Senin, 01 September 2014

In Memoriam: Benda-Benda Yang Hilang Dalam Perjalanan

In Memoriam: Benda-Benda Yang Hilang Dalam Perjalanan

Saya orangnya memang teledor. Jangankan ketika bepergian, di rumah saja, saya sering kehilangan barang-barang. Ketika traveling, saya lebih hati-hati dalam mengemas kembali benda-benda yang kami bawa. Di hotel, saya cek ulang seluruh laci dan kamar mandi, agar tidak ada yang ketinggalan. Tapi, tetap saja, ada benda-benda yang luput dari perhatian kami, turut hilang dalam perjalanan.

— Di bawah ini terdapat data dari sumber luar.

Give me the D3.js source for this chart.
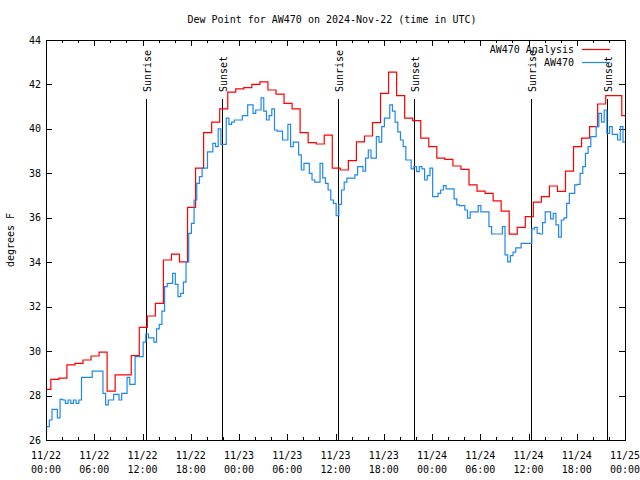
<!DOCTYPE html>
<html><head><meta charset="utf-8">
<script src="https://cdn.jsdelivr.net/npm/d3@7"></script>
<style>
body{margin:0;background:#fff;}
text{font-family:"DejaVu Sans Mono","Liberation Mono",monospace;font-size:10px;fill:#000;}
</style></head>
<body><svg id="c" width="640" height="480"></svg>
<script>
// ---- data ----
const titleText = "Dew Point for AW470 on 2024-Nov-22 (time in UTC)";
const yLabel = "degrees F";
const seriesNames = ["AW470 Analysis", "AW470"];
const yTicks = [26, 28, 30, 32, 34, 36, 38, 40, 42, 44];
const xTickDates = ["11/22","11/22","11/22","11/22","11/23","11/23","11/23","11/23","11/24","11/24","11/24","11/24","11/25"];
const xTickTimes = ["00:00","06:00","12:00","18:00","00:00","06:00","12:00","18:00","00:00","06:00","12:00","18:00","00:00"];
// hourly analysis values (hour 0..72)
const analysis = [28.28,28.73,28.78,29.38,29.45,29.6,29.78,29.95,28.2,28.93,28.93,29.8,
  31.07,31.58,32.15,34.1,34.36,34.02,36.47,38.23,39.83,40.3,40.9,41.65,
  41.8,41.86,42.0,42.12,41.75,41.56,41.15,40.9,39.83,39.38,39.32,39.72,
  38.23,38.15,38.57,39.42,39.68,40.28,41.6,42.55,41.5,40.48,40.37,39.58,
  39.2,38.68,38.63,38.33,38.18,37.48,37.2,37.1,36.76,36.3,35.26,35.57,
  36.05,36.7,36.95,37.43,37.19,38.1,39.2,39.58,40.1,41.12,41.5,41.5,40.6];
// observations every 20 minutes
const observed = [
  26.6,26.9,27.38, 27.38,27.0,27.83, 27.8,27.65,27.8, 27.65,27.8,27.65,
  27.8,28.82,28.82, 28.82,28.82,29.1, 29.1,29.1,29.1, 28.1,27.58,27.8,
  27.8,28.05,28.05, 27.8,28.1,28.1, 28.82,28.5,28.5, 29.75,29.75,29.75,
  30.4,30.77,30.6, 30.6,30.4,31.0, 31.2,31.8,32.9, 33.05,33.05,33.5,
  33.0,32.45,32.6, 33.1,34.02,35.3, 35.75,36.8,37.55, 37.85,38.23,38.23,
  38.97,38.97,39.35, 39.2,40.0,39.3, 39.3,40.48,40.2, 40.3,40.4,40.4,
  40.4,40.6,40.6, 41.08,41.08,40.7, 40.85,40.85,41.4, 40.8,40.4,40.6,
  40.9,39.95,39.9, 39.9,39.5,39.5, 40.2,39.2,39.4, 39.4,38.83,38.15,
  38.45,38.45,38.0, 37.7,37.6,37.6, 38.45,37.8,37.55, 37.25,36.8,36.65,
  36.1,36.6,37.25, 37.6,37.78,37.78, 37.78,37.93,38.3, 38.3,38.1,38.68,
  39.05,38.68,38.68, 39.65,39.4,40.1, 40.48,40.48,41.08, 40.8,40.3,39.87,
  39.5,39.2,38.6, 38.6,38.2,38.3, 38.08,38.3,38.2, 37.7,37.9,38.23,
  36.95,36.95,37.1, 37.25,37.45,37.3, 37.3,37.3,36.85, 36.58,36.55,36.55,
  36.35,35.98,36.27, 36.27,36.27,36.55, 36.27,36.27,36.27, 35.6,35.27,35.27,
  35.27,35.27,35.6, 34.33,34.02,34.3, 34.45,34.65,34.65, 34.85,34.85,34.85,
  34.85,35.5,35.57, 35.3,35.27,35.78, 36.27,36.27,35.95, 36.2,35.68,35.13,
  35.9,36.0,36.65, 37.1,37.1,37.48, 37.5,38.0,38.3, 38.9,39.2,39.65,
  39.65,40.1,40.7, 40.3,40.85,39.8, 40.1,39.75,39.75, 39.5,40.1,39.4];
const sunLabels = ["Sunrise","Sunset","Sunrise","Sunset","Sunrise","Sunset"];
const sunTimes = ["2024-11-22T12:28Z","2024-11-22T21:55Z","2024-11-23T12:16Z","2024-11-23T21:48Z","2024-11-24T12:15Z","2024-11-24T21:42Z"];

// ---- layout ----
const L = 46, R = 625, T = 40, B = 440;
const HOUR = 3600e3;
const start = Date.UTC(2024, 10, 22);
const svg = d3.select("#c");
const x = d3.scaleUtc().domain([new Date(start), new Date(start + 72 * HOUR)]).range([L, R]);
const y = d3.scaleLinear().domain([26, 44]).range([B, T]);

const redPts = analysis.map((v, k) => ({t: new Date(start + Math.max(0.08, k - 0.4) * HOUR), v}));
redPts.push({t: new Date(start + 72 * HOUR), v: analysis[analysis.length - 1]});
const bluePts = observed.map((v, i) => ({t: new Date(start + (0.08 + i / 3) * HOUR), v}));
bluePts.push({t: new Date(start + 72 * HOUR), v: observed[observed.length - 1]});

// frame
svg.append("rect").attr("x", L + 0.5).attr("y", T + 0.5).attr("width", R - L).attr("height", B - T)
  .attr("fill", "none").attr("stroke", "#000").attr("stroke-width", 1).attr("shape-rendering", "crispEdges");

// ticks
const g = svg.append("g").attr("stroke", "#000").attr("shape-rendering", "crispEdges");
for (let h = 0; h <= 72; h += 2) {
  const xx = Math.round(x(new Date(start + h * HOUR))) + 0.5;
  const len = h % 6 === 0 ? 6 : 3;
  g.append("line").attr("x1", xx).attr("x2", xx).attr("y1", B).attr("y2", B - len);
  g.append("line").attr("x1", xx).attr("x2", xx).attr("y1", T).attr("y2", T + len);
}
yTicks.forEach(v => {
  const yy = Math.round(y(v)) + 0.5;
  g.append("line").attr("x1", L).attr("x2", L + 6).attr("y1", yy).attr("y2", yy);
  g.append("line").attr("x1", R).attr("x2", R - 6).attr("y1", yy).attr("y2", yy);
  svg.append("text").attr("x", 41).attr("y", y(v)).attr("dy", "0.35em").attr("text-anchor", "end").text(v);
});
xTickDates.forEach((d, i) => {
  const xx = x(new Date(start + i * 6 * HOUR));
  svg.append("text").attr("x", xx).attr("y", 459).attr("text-anchor", "middle").text(d);
  svg.append("text").attr("x", xx).attr("y", 473).attr("text-anchor", "middle").text(xTickTimes[i]);
});

// sunrise/sunset
sunTimes.forEach((s, i) => {
  const xx = Math.round(x(new Date(s))) + 0.5;
  svg.append("line").attr("x1", xx).attr("x2", xx).attr("y1", y(41.35)).attr("y2", B)
    .attr("stroke", "#000").attr("stroke-width", 1).attr("shape-rendering", "crispEdges");
  svg.append("text").attr("transform", `translate(${xx + 1},92) rotate(-90)`)
    .attr("text-anchor", "start").attr("dy", "0.35em").text(sunLabels[i]);
});

// series
const line = d3.line().x(d => x(d.t)).y(d => y(d.v)).curve(d3.curveStepAfter);
svg.append("path").datum(redPts).attr("d", line).attr("fill", "none").attr("stroke", "#ff0000").attr("stroke-width", 1.2);
svg.append("path").datum(bluePts).attr("d", line).attr("fill", "none").attr("stroke", "#1e88f0").attr("stroke-width", 1.2);

// title, y label
svg.append("text").attr("x", 332).attr("y", 23).attr("text-anchor", "middle").text(titleText);
svg.append("text").attr("transform", "translate(10,240) rotate(-90)").attr("text-anchor", "middle").attr("dy", "0.35em").text(yLabel);

// legend
const legColors = ["#ff0000", "#1e88f0"];
seriesNames.forEach((n, i) => {
  const ly = 49.5 + i * 13;
  svg.append("text").attr("x", 574).attr("y", ly).attr("dy", "0.35em").attr("text-anchor", "end").text(n);
  svg.append("line").attr("x1", 582).attr("x2", 610).attr("y1", ly).attr("y2", ly)
    .attr("stroke", legColors[i]).attr("stroke-width", 1.2);
});
</script></body></html>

Berikut kenangan akan benda-benda kesayangan kami yang entah ada di mana sekarang.

1. Topi Big A di Gold Coast
Ini topi kesayangan Big A, dibeli di Target. Menurut Big A, topi ini ketinggalan di apartemen Seacrest, tempat kami menginap selama liburan di Gold Coast. Sejak hilang, kami belum bisa menemukan topi pengganti yang sebagus ini.

Big A memakai topi hijau kesayangannya di Dreamworld, Gold Coast

2. Kacamata Hitam The Emak di Queenstown
Saya jarang-jarang kelihatan cakep di foto (aslinya jelas cakep!). Nah, kacamata hitam ini sering berhasil mengkamuflasekan wajah, entah bagaimana, jadi enak dilihat. Saya tidak bisa memakai kacamata hitam biasa karena mata saya minus, jadi harus memesan lensa hitam di toko optik. Percuma tho gaya kalau gak bisa melihat jelas?
 

Saya baru sadar kehilangan kacamata hitam ini (saya bawa dua kacamata dalam perjalanan, lensa bening dan hitam) di apartemen Queenstown. Bisa jadi kacamata ini sudah hilang ketika kami dalam perjalanan ke New Zealand, dari Tasmania, kemudian singgah di Melbourne. Entahlah. Sekarang saya sudah punya ganti kacamata transitions yang lensanya berubah menjadi gelap ketika berada di lingkungan yang terang. Tapi rasanya kok foto-foto saya tidak secakep ketika memakai kacamata hitam yang lama ya? *nyalahin kacamata :p*

Emak masih pakai kacamata kesayangan di Canberra

3. Camcoder JVC di Darwin
Once upon a time, saya pengen sekali jadi video blogger. Saya pun merengek ke Si Ayah agar dibelikan camcoder. Setelah baca-baca review dan menyesuaikan pilihan dengan budget, akhirnya kami membeli camcoder merk JVC. Ternyata saya tidak begitu berbakat membuat video (kesimpulan saya sendiri setelah melihat jeleknya hasil video dengan tangan yang tidak stabil). Satu-satunya karya 'masterpiece' saya adalah video klip 4 menit perjalanan kami ke New Zealand.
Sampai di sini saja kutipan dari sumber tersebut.